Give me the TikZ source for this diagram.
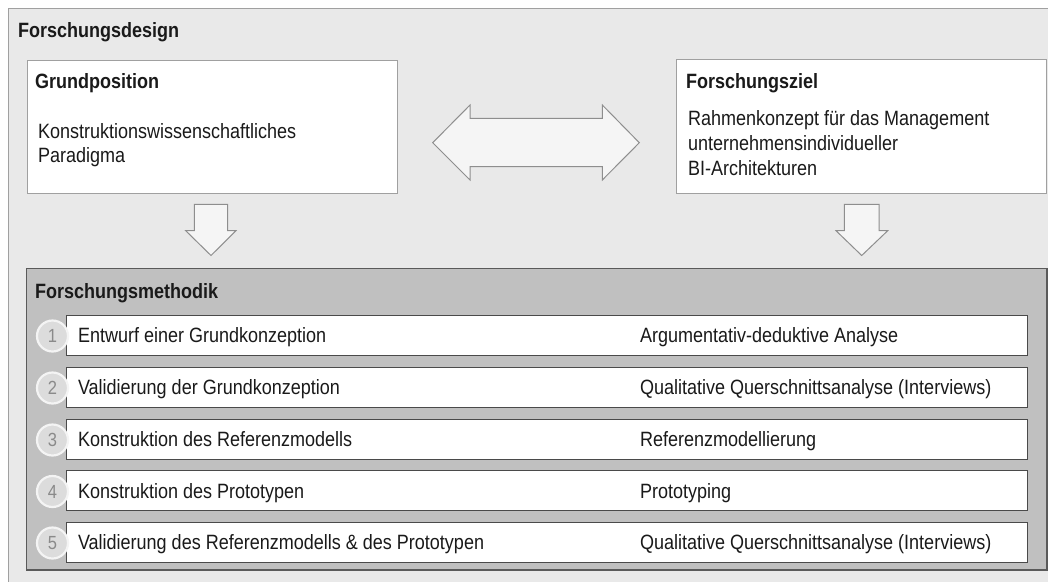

○ ○ ○

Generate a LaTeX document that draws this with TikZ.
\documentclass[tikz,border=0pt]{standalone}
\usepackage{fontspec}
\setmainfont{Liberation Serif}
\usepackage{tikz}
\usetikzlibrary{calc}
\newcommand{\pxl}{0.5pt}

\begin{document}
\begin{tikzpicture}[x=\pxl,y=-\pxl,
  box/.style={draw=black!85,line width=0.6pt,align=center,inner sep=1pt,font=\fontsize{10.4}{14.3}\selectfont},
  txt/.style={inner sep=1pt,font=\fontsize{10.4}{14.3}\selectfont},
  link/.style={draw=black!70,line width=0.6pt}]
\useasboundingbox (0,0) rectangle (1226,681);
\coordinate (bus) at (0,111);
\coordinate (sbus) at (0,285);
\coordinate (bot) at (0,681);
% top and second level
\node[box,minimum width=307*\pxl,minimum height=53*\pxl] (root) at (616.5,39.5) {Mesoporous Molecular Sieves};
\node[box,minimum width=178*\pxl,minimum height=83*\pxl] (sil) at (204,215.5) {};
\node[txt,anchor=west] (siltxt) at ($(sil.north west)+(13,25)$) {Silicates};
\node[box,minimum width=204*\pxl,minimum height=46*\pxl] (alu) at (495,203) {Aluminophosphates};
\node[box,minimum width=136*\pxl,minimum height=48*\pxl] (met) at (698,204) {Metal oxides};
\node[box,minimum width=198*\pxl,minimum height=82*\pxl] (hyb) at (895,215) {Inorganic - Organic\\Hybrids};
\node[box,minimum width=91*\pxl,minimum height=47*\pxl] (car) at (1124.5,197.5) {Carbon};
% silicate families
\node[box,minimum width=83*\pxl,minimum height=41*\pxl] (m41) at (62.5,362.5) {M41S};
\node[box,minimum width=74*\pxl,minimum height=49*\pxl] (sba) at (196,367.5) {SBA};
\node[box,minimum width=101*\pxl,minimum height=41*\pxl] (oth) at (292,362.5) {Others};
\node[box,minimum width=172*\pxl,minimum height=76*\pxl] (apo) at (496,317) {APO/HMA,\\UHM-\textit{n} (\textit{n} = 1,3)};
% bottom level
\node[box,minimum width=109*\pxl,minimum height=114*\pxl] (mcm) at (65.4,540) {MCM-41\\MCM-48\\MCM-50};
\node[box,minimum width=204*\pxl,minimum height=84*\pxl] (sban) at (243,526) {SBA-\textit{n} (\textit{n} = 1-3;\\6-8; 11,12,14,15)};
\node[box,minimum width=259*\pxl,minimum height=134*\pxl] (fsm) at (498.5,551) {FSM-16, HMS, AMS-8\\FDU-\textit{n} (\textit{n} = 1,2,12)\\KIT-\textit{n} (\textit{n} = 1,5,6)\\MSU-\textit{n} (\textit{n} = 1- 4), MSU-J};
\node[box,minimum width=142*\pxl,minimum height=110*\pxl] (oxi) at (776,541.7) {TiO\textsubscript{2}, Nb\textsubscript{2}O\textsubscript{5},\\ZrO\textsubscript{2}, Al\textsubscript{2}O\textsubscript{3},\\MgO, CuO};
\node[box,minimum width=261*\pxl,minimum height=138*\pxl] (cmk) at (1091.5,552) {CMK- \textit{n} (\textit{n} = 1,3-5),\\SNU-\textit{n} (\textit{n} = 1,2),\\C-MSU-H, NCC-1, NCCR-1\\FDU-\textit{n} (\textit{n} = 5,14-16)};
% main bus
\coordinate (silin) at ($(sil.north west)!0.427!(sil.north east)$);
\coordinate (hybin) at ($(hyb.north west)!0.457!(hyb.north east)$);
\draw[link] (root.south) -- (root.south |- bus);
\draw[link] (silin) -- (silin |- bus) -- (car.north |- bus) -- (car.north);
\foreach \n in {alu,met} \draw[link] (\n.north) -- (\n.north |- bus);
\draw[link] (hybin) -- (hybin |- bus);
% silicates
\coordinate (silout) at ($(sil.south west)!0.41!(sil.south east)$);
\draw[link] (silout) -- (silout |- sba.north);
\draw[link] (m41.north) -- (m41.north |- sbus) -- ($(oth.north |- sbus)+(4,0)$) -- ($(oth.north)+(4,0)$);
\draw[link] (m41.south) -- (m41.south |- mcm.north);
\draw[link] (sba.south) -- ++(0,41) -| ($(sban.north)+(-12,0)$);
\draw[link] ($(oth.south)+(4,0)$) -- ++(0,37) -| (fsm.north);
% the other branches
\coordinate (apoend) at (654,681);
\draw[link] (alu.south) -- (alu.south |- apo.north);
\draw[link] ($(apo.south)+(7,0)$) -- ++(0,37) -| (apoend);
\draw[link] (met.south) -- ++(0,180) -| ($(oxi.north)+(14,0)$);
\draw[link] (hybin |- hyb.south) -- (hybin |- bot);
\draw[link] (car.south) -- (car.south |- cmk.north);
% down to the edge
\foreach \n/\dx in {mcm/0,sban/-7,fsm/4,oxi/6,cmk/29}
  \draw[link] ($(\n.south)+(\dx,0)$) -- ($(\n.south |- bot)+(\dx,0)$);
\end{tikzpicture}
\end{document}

○ ○ ○

▶ **Exercise**
Pick out each line in the material containing "this".

▶ **Right answer**
Give me the TikZ source for this diagram.
Generate a LaTeX document that draws this with TikZ.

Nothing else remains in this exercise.